While sunscreen is known to block the sun's ultraviolet radiation from penetrating the skin, Dr Arthur W. Perry, MD, FACS, who is also a member of the Medical Advisory Board for The Dr. Oz Show, is of the opinion that chemical sunscreens can cause low sperm counts and infertility apart from contributing to the development of breast and ovarian cancers in women. He recommends using a micronised zinc oxide containing SPF 15 broad-spectrum sunscreen instead.

Sunscreens, which have always been known to protect the skin from the harmful rays of the sun and prevent sunburn, premature ageing and even reducing the risk of skin cancer, can also have negative effects on the body. According to Dr Arthur W Perry, who is a board certified plastic surgeon, an adjunct associate professor at Columbia University, and a member of the Medical Advisory Board for The Dr Oz Show, applying chemical sunscreen on the body can lead to low sperm counts and even infertility. Sunscreens, as per Dr Perry, can also cause early puberty and premature breast development among girls.

According to Dr Arthur W Perry, endocrine disruptors, found in chemical sunscreen function like estrogen. They are capable of contributing to the development of breast and ovarian cancers in women. Other endocrine disruptors may increase the chance of prostate cancer in men. However, Dr Perry added that there is no evidence to prove that they cause cancer.

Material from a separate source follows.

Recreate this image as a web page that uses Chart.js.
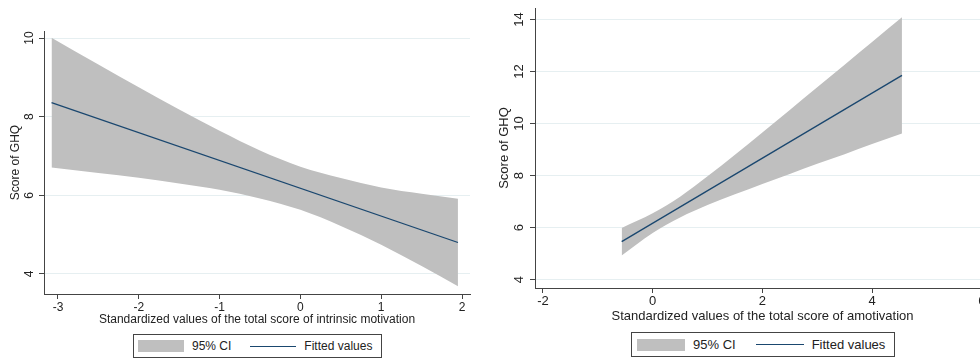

Dr Perry argues that unlike physical sunscreen or sunscreen with zinc oxide and titanium dioxide, chemical sunscreens get absorbed in the skin and quickly travel their way to the bloodstream. "They scatter all over the body without being detoxified by the liver and can be detected in blood, urine, and breast milk for up to two days after a single application. That would be just fine if they were uniformly safe - but they're not," says Dr Perry.

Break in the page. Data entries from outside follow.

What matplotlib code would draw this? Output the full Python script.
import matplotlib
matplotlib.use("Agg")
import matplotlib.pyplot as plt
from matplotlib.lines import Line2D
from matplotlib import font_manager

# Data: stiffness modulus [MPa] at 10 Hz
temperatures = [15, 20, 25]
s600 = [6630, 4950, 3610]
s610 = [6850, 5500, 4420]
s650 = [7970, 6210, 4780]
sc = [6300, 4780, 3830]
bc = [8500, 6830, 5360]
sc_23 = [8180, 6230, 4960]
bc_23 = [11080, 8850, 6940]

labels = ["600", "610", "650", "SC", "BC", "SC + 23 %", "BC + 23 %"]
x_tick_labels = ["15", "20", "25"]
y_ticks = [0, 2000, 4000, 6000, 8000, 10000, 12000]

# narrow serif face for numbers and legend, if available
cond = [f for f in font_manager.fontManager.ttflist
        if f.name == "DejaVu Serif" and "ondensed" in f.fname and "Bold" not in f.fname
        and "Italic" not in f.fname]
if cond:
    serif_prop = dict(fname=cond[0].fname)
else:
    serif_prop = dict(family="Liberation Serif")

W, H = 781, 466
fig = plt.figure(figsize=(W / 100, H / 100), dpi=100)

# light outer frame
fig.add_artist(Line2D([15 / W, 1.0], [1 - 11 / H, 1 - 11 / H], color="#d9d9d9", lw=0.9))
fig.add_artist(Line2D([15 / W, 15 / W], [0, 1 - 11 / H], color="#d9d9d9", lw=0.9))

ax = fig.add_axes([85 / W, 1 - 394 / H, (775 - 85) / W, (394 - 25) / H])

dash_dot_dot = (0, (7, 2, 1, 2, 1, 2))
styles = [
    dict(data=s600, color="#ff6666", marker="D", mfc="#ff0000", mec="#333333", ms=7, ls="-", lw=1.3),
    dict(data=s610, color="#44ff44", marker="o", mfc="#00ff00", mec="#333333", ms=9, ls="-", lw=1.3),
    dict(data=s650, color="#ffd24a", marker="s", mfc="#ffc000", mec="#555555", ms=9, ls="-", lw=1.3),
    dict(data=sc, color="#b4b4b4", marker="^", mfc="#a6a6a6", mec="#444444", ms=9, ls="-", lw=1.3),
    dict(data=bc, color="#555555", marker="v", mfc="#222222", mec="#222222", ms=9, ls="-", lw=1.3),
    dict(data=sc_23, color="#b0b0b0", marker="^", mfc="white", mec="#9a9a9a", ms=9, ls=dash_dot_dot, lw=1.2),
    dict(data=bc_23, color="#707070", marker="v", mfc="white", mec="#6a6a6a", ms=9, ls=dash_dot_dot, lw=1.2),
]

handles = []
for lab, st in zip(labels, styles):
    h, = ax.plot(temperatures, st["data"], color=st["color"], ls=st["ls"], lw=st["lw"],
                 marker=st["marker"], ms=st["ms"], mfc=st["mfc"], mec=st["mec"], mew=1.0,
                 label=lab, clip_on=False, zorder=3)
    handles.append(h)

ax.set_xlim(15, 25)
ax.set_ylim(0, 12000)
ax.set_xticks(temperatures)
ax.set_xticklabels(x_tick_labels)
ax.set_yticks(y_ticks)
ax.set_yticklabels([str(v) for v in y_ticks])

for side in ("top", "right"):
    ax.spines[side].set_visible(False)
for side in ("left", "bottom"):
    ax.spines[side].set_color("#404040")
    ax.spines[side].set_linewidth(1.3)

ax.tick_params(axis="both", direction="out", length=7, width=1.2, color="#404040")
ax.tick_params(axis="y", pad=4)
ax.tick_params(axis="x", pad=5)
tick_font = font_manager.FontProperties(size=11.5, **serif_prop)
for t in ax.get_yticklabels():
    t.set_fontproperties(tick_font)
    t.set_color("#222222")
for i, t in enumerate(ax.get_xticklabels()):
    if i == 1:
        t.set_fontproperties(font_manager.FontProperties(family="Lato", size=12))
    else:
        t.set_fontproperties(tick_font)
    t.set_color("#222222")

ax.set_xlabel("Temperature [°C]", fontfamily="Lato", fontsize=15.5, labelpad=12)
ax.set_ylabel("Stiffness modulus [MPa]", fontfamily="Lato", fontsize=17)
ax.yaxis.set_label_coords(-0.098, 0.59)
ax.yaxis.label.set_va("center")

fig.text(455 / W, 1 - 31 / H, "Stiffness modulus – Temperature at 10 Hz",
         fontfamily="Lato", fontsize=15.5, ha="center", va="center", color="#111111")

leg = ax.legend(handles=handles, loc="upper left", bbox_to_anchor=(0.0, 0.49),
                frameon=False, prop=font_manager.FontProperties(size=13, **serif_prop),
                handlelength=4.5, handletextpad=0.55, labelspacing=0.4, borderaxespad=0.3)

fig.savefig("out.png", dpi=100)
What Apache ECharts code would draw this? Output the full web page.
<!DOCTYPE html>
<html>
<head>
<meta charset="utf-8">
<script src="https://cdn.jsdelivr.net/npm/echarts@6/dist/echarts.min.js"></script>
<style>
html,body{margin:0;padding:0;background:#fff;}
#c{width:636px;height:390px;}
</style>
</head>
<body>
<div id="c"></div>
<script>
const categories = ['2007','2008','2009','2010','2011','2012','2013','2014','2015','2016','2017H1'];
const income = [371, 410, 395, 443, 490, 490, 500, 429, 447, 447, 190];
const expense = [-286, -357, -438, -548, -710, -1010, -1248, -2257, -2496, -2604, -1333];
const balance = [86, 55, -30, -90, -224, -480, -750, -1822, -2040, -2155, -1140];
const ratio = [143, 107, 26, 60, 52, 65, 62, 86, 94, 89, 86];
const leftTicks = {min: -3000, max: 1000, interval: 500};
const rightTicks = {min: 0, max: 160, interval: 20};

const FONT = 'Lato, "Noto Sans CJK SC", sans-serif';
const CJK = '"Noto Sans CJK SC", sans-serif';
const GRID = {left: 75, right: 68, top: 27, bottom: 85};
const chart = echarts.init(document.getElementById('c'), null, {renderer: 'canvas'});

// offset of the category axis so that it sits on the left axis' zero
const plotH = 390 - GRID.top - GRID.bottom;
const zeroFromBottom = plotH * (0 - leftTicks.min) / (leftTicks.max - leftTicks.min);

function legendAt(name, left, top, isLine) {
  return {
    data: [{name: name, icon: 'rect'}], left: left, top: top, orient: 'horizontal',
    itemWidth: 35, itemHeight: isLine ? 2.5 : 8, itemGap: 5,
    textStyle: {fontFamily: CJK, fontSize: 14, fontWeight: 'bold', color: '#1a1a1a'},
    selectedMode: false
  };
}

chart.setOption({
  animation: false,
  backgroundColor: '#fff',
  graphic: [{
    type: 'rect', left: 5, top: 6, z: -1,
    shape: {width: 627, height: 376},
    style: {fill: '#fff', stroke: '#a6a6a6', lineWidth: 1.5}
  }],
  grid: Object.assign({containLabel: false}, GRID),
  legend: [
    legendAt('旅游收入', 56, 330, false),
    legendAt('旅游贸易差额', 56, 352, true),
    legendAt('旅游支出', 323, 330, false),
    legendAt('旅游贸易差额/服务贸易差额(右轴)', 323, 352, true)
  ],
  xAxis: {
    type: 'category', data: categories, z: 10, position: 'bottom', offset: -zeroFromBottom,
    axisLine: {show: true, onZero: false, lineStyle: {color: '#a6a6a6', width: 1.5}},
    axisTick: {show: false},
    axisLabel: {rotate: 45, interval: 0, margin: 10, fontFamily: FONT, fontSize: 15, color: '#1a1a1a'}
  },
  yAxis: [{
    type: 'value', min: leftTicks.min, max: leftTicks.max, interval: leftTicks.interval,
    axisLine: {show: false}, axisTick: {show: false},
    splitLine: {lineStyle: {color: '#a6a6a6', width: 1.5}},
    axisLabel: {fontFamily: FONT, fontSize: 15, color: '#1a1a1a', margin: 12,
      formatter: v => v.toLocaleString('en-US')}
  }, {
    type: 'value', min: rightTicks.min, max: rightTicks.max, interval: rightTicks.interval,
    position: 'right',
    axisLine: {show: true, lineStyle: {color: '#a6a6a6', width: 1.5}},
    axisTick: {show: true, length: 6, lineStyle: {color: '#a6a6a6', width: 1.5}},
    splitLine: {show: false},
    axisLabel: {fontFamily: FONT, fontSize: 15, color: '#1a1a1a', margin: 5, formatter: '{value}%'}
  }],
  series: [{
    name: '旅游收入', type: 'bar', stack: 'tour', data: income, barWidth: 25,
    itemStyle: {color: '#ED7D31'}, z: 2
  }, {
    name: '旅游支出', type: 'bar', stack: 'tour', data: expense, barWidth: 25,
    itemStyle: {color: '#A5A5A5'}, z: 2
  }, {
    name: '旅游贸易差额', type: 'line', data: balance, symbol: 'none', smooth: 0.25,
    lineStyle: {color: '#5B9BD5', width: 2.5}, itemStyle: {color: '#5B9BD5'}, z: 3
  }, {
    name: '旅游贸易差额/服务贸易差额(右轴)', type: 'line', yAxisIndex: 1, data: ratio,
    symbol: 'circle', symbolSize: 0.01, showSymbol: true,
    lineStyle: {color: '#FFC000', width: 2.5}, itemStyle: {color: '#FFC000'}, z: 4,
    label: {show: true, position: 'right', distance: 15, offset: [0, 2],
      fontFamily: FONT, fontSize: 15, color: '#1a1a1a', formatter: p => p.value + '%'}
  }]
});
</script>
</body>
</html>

Dr Perry, who had mentioned about the ill effects of chemical sunscreen before on The Dr Oz Show, also said that out of the 17 individual sunscreen ingredients that are approved by the FDA, 15 are chemicals that absorb UV light, two are minerals that reflect UV light. "Of these 15, nine are known endocrine disruptors. To be effective, chemical sunscreens need to be rubbed into their skin 20 minutes before sun exposure. They do a pretty good job at blocking UV light, but they actually get used up as the sun shines on them. In fact, some sunscreens lose as much as 90% of their effectiveness in just an hour, so they need to be reapplied often. This is not the case with zinc oxide and titanium dioxide, the two mineral, or physical, sunscreens. These two work very differently - they sit on the surface of the skin and physically block UV light," the well-known plastic surgeon added.